I was trapped in a nightmare, and I couldn’t wake up. I hadn’t slept properly since before Rosalie was born, a traumatic birth that ended up being an emergency cesarean due to preeclampsia. For a week, I felt trapped in an escape room, and I was convinced that I needed to perform rituals around the house and garden to try to get out. I was exclusively breastfeeding and would find myself feeling wired after the night feeds, so I’d stay up and rearrange the house. Amidst my new mum stress, I hadn’t quite realised that I had entered a state of full-blown insomnia.
The hallucinations started pretty soon after getting out of the hospital post-birth. At one point my baby morphed into W1A actor Jason Watkins, the next I thought she had been replaced with a pillow, and then when she was sound asleep in her next-to-me cot, I saw her body crushed on my bedsheets.

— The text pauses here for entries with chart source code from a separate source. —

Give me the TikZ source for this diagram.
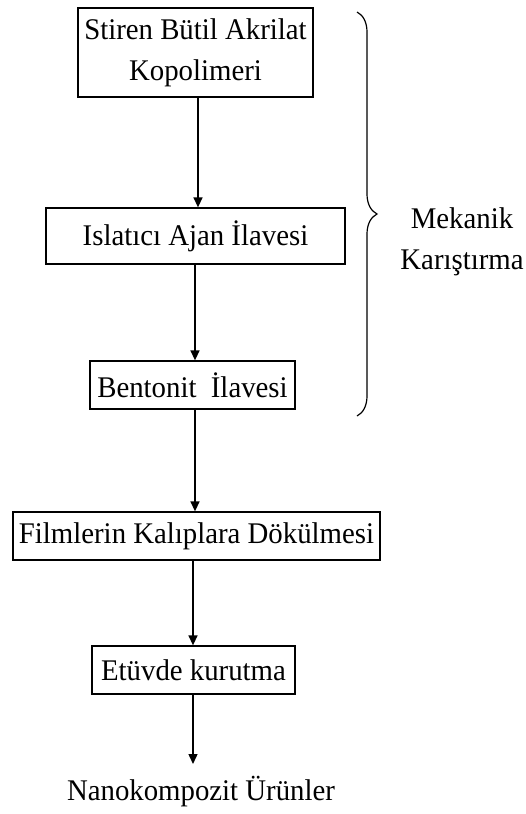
\documentclass[tikz,border=0pt]{standalone}
\usepackage{fontspec}
\setmainfont[FakeStretch=0.96]{Liberation Serif}
\usepackage{tikz}
\usetikzlibrary{arrows.meta,decorations.pathreplacing}

\begin{document}
\begin{tikzpicture}[x=1pt, y=-1pt,
    stepbox/.style={draw, line width=1.3pt, inner sep=0pt, align=center, font=\fontsize{30}{41}\selectfont},
    flow/.style={line width=1.4pt, -{Triangle[width=9pt,length=10pt]}}]
        \useasboundingbox (0,0) rectangle (525,814);

        \node[stepbox, minimum width=235pt, minimum height=89pt] (kopolimer) at (195.5, 52.5) {Stiren Bütil Akrilat\\Kopolimeri};
        \node[stepbox, minimum width=299pt, minimum height=56pt] (islatici) at (195.5, 236) {Islatıcı Ajan İlavesi};
        \node[stepbox, minimum width=205pt, minimum height=48pt] (bentonit) at (192.5, 385) {Bentonit~~İlavesi};
        \node[stepbox, minimum width=367pt, minimum height=48pt] (dokum) at (196.5, 536) {Filmlerin Kalıplara Dökülmesi};
        \node[stepbox, minimum width=203pt, minimum height=48pt] (etuv) at (193.5, 670) {Etüvde kurutma};
        \node[font=\fontsize{30}{41}\selectfont] (urun) at (201, 792) {Nanokompozit Ürünler};
        \coordinate (urunust) at (193, 764);

        \draw[flow] (kopolimer.south -| 198,0) -- (islatici.north -| 198,0);
        \draw[flow] (islatici.south -| 195,0) -- (bentonit.north -| 195,0);
        \draw[flow] (bentonit.south -| 195,0) -- (dokum.north -| 195,0);
        \draw[flow] (dokum.south -| 193,0) -- (etuv.north -| 193,0);
        \draw[flow] (etuv.south -| 193,0) -- (urunust);

        % karistirma grubu
        \coordinate (parantezust) at (357, 12);
        \coordinate (parantezalt) at (357, 416);
        \draw[line width=1.2pt, decorate, decoration={brace, amplitude=20pt}] (parantezust) -- (parantezalt);
        \node[font=\fontsize{30}{41}\selectfont, align=center] (mekanik) at (462, 242) {Mekanik\\Karıştırma};
\end{tikzpicture}
\end{document}
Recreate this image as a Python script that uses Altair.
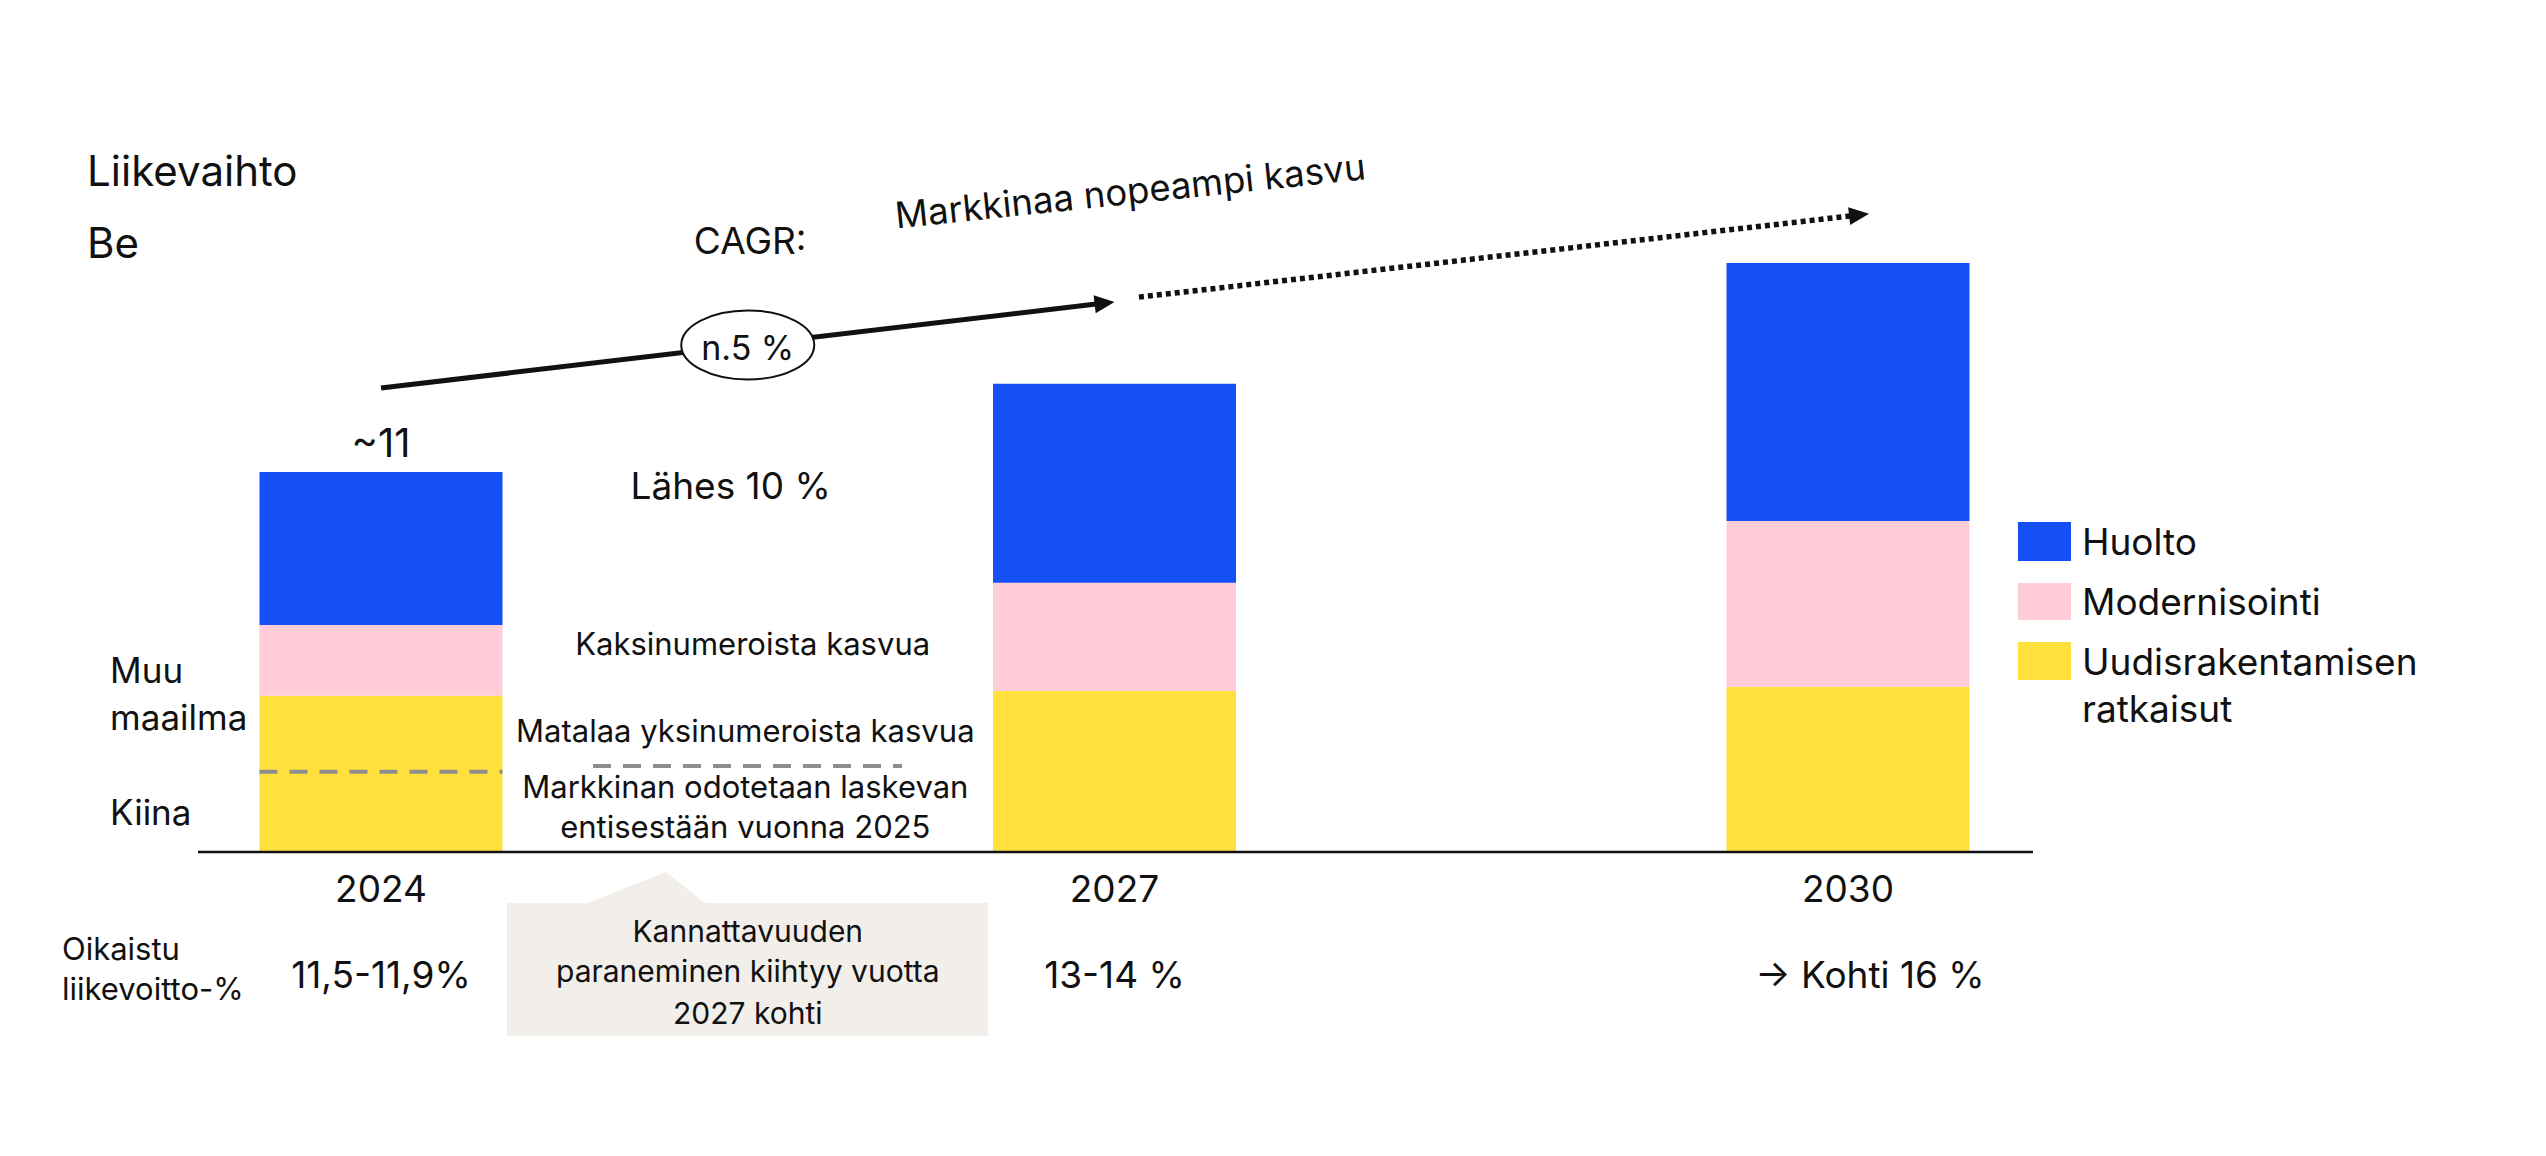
import altair as alt
import pandas as pd

# ---------------- data ----------------
years = [2024, 2027, 2030]
series = ["Uudisrakentamisen ratkaisut", "Modernisointi", "Huolto"]
series_colors = ["#FFE03C", "#FFCCD8", "#1450F5"]
new_build = [4.52, 4.66, 4.78]        # Uudisrakentamisen ratkaisut
modernization = [2.05, 3.13, 4.80]    # Modernisointi
maintenance = [4.43, 5.76, 7.47]      # Huolto
total_label = ["~11", "", ""]
year_label = ["2024", "2027", "2030"]
margin_label = ["11,5-11,9%", "13-14 %", "\u2192 Kohti 16 %"]
margin_x = [2024.0, 2027.0, 2030.09]
china_2024 = 2.32                     # Kiina share of 2024 new-build

FONT = "Inter"
INK = "#111111"
GREY = "#8E8E8E"

XS = alt.Scale(domain=[2022.4417, 2032.8548], nice=False, zero=False)
YS = alt.Scale(domain=[-8.7988, 24.6599], nice=False, zero=False)
CS = alt.Scale(domain=series, range=series_colors)


def X(f="x"):
    return alt.X(f"{f}:Q", scale=XS, axis=None)


def Y(f="y"):
    return alt.Y(f"{f}:Q", scale=YS, axis=None)


# stacked bars (manual stacking)
rows = []
for i, yr in enumerate(years):
    base = 0.0
    for s, vals in zip(series, [new_build, modernization, maintenance]):
        rows.append(dict(year=yr, series=s, x0=yr - 0.497, x1=yr + 0.497,
                         y0=base, y1=base + vals[i]))
        base += vals[i]
bars_df = pd.DataFrame(rows)
tot_df = pd.DataFrame({
    "x": years,
    "y": [a + b + c for a, b, c in zip(new_build, modernization, maintenance)],
    "t": total_label,
})
tot_df = tot_df[tot_df["t"] != ""]

bars = alt.Chart(bars_df).mark_bar(cornerRadius=0, strokeWidth=0).encode(
    x=X("x0"), x2="x1:Q", y=Y("y0"), y2="y1:Q",
    color=alt.Color("series:N", scale=CS, legend=None),
)


def txt(rows_, size, align="center", angle=0, dy=0, color=INK):
    df = pd.DataFrame(rows_, columns=["t", "x", "y"])
    kw = dict(font=FONT, fontSize=size, align=align, baseline="alphabetic",
              color=color, dy=dy)
    if angle:
        kw["angle"] = angle
    return alt.Chart(df).mark_text(**kw).encode(x=X(), y=Y(), text="t:N")


totals = alt.Chart(tot_df).mark_text(font=FONT, fontSize=40, baseline="alphabetic",
                                     color=INK, dy=-15).encode(x=X(), y=Y(), text="t:N")

# x-axis line and year labels
axis_line = alt.Chart(pd.DataFrame({"x": [2023.2515], "x2": [2030.7566], "y": [0.0]})).mark_rule(
    color=INK, strokeWidth=2.5).encode(x=X(), x2="x2:Q", y=Y())
yr_df = pd.DataFrame({"x": years, "y": [0.0] * 3, "t": year_label})
yr_text = alt.Chart(yr_df).mark_text(font=FONT, fontSize=37, baseline="alphabetic",
                                     color=INK, dy=50).encode(x=X(), y=Y(), text="t:N")
mg_df = pd.DataFrame({"x": margin_x, "y": [0.0] * 3, "t": margin_label})
mg_text = alt.Chart(mg_df).mark_text(font=FONT, fontSize=37, baseline="alphabetic",
                                     color=INK, dy=136).encode(x=X(), y=Y(), text="t:N")

# dashed grey lines
china_rule = alt.Chart(pd.DataFrame({"x": [2024 - 0.497], "x2": [2024 + 0.497], "y": [china_2024]})).mark_rule(
    color=GREY, strokeWidth=4, strokeDash=[18, 12]).encode(x=X(), x2="x2:Q", y=Y())
gap_rule = alt.Chart(pd.DataFrame({"x": [2024.867], "x2": [2026.131], "y": [2.49]})).mark_rule(
    color=GREY, strokeWidth=4, strokeDash=[18, 12]).encode(x=X(), x2="x2:Q", y=Y())

# CAGR arrows
solid = [(2024.0, 13.43), (2027.0, 15.92)]
dotted = [(2027.10, 16.06), (2030.086, 18.47)]


def shorten(p, f=0.022):
    (x0, y0), (x1, y1) = p
    return [(x0, y0), (x1 - f * (x1 - x0), y1 - f * (y1 - y0))]


solid_df = pd.DataFrame(shorten(solid), columns=["x", "y"]).assign(o=[0, 1])
dotted_df = pd.DataFrame(shorten(dotted), columns=["x", "y"]).assign(o=[0, 1])
solid_line = alt.Chart(solid_df).mark_line(color=INK, strokeWidth=5).encode(
    x=X(), y=Y(), order="o:Q")
dotted_line = alt.Chart(dotted_df).mark_line(color=INK, strokeWidth=5.5, strokeDash=[5, 4]).encode(
    x=X(), y=Y(), order="o:Q")
HEAD = "M0,0L-1,-0.45L-1,0.45Z"
head1 = alt.Chart(pd.DataFrame([solid[1]], columns=["x", "y"])).mark_point(
    shape=HEAD, size=1600, filled=True, color=INK, opacity=1, angle=353.3).encode(x=X(), y=Y())
head2 = alt.Chart(pd.DataFrame([dotted[1]], columns=["x", "y"])).mark_point(
    shape=HEAD, size=1600, filled=True, color=INK, opacity=1, angle=353.5).encode(x=X(), y=Y())
ELLIPSE = "M-1,0A1,0.52,0,1,0,1,0A1,0.52,0,1,0,-1,0Z"
ellipse = alt.Chart(pd.DataFrame({"x": [2025.5], "y": [14.675]})).mark_point(
    shape=ELLIPSE, size=17689, filled=True, fill="white", stroke=INK, strokeWidth=2,
    opacity=1, fillOpacity=1, strokeOpacity=1).encode(x=X(), y=Y())

# callout box
box = alt.Chart(pd.DataFrame({"x": [2024.515], "x2": [2026.483], "y": [-1.476], "y2": [-5.326]})).mark_rect(
    color="#F2EEEA").encode(x=X(), x2="x2:Q", y=Y(), y2="y2:Q")
tri = alt.Chart(pd.DataFrame({"x": [2024.835, 2025.166, 2025.328],
                              "y": [-1.50, -0.579, -1.50], "y2": [-1.50] * 3})).mark_area(
    color="#F2EEEA", interpolate="linear").encode(x=X(), y=Y(), y2="y2:Q")

# legend (manual)
leg_rect_df = pd.DataFrame({
    "series": ["Huolto", "Modernisointi", "Uudisrakentamisen ratkaisut"],
    "x": [2030.695] * 3, "x2": [2030.912] * 3,
    "y": [9.551, 7.786, 6.078], "y2": [8.423, 6.715, 4.978],
})
leg_rect = alt.Chart(leg_rect_df).mark_rect().encode(
    x=X(), x2="x2:Q", y=Y(), y2="y2:Q", color=alt.Color("series:N", scale=CS, legend=None))
leg_text = txt([("Huolto", 2030.957, 8.596), ("Modernisointi", 2030.957, 6.860),
                ("Uudisrakentamisen", 2030.957, 5.123), ("ratkaisut", 2030.957, 3.763)],
               37, align="left")

layers = [
    bars, china_rule, gap_rule, axis_line, totals, yr_text, mg_text,
    solid_line, dotted_line, head1, head2, ellipse,
    txt([("n.5 %", 2025.5, 14.24)], 34),
    txt([("Liikevaihto", 2022.798, 19.28), ("Be", 2022.798, 17.19)], 42, align="left"),
    txt([("CAGR:", 2025.51, 17.31)], 37),
    txt([("Markkinaa nopeampi kasvu", 2027.07, 18.76)], 36.5, angle=354),
    txt([("L\u00e4hes 10 %", 2025.43, 10.22)], 37),
    txt([("Kaksinumeroista kasvua", 2025.52, 5.70),
         ("Matalaa yksinumeroista kasvua", 2025.49, 3.18),
         ("Markkinan odotetaan laskevan", 2025.49, 1.56),
         ("entisest\u00e4\u00e4n vuonna 2025", 2025.49, 0.405)], 31),
    txt([("Muu", 2022.892, 4.89), ("maailma", 2022.892, 3.53), ("Kiina", 2022.892, 0.78)],
        35, align="left"),
    txt([("Oikaistu", 2022.695, -3.126), ("liikevoitto-%", 2022.695, -4.284)], 31, align="left"),
    box, tri,
    txt([("Kannattavuuden", 2025.5, -2.605),
         ("paraneminen kiihtyy vuotta", 2025.5, -3.763),
         ("2027 kohti", 2025.5, -4.978)], 30),
    leg_rect, leg_text,
]

chart = alt.layer(*layers).properties(
    width=2546, height=1156, padding=0,
    autosize=alt.AutoSizeParams(type="none"),
    background="white",
).configure_view(stroke=None)

chart.save("out.html", embed_options={"renderer": "svg", "actions": False})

My husband didn’t notice anything at first as I muttered things like”‘Don’t you think our light really looks like Rozzy?” at 3 am, but I soon deteriorated. “You’ve grown up so speedy”, I mumbled to my husband, convinced he was an adult version of our daughter. I’d taken the well-meaning “She really looks just like her Dad” comments literally. Then I became convinced our house was on fire.
My ‘new mum’ hormones that were meant to protect our newborn instead had me in overdrive, and I was constantly on edge, thinking everything was an emergency. I couldn’t stop smelling gas. Then I realised I had no idea what date it was, not even the year. I would get in the bath with my series on, convinced time was hurtling forwards and then backwards. I genuinely thought I could time-travel. The reality is that new motherhood and maternity leave are lit periods where time seems to move differently, but my illness had taken this to new extremes.
It was a Saturday night when the ambulance was called. Ironically, I’d been watching Casualty and had believed that everything happening on the show was actually about my life. I changed the channel, and it happened again; nightmare versions of mine and Rosalie’s lives were playing out on a celebrity special of The Weakest Link.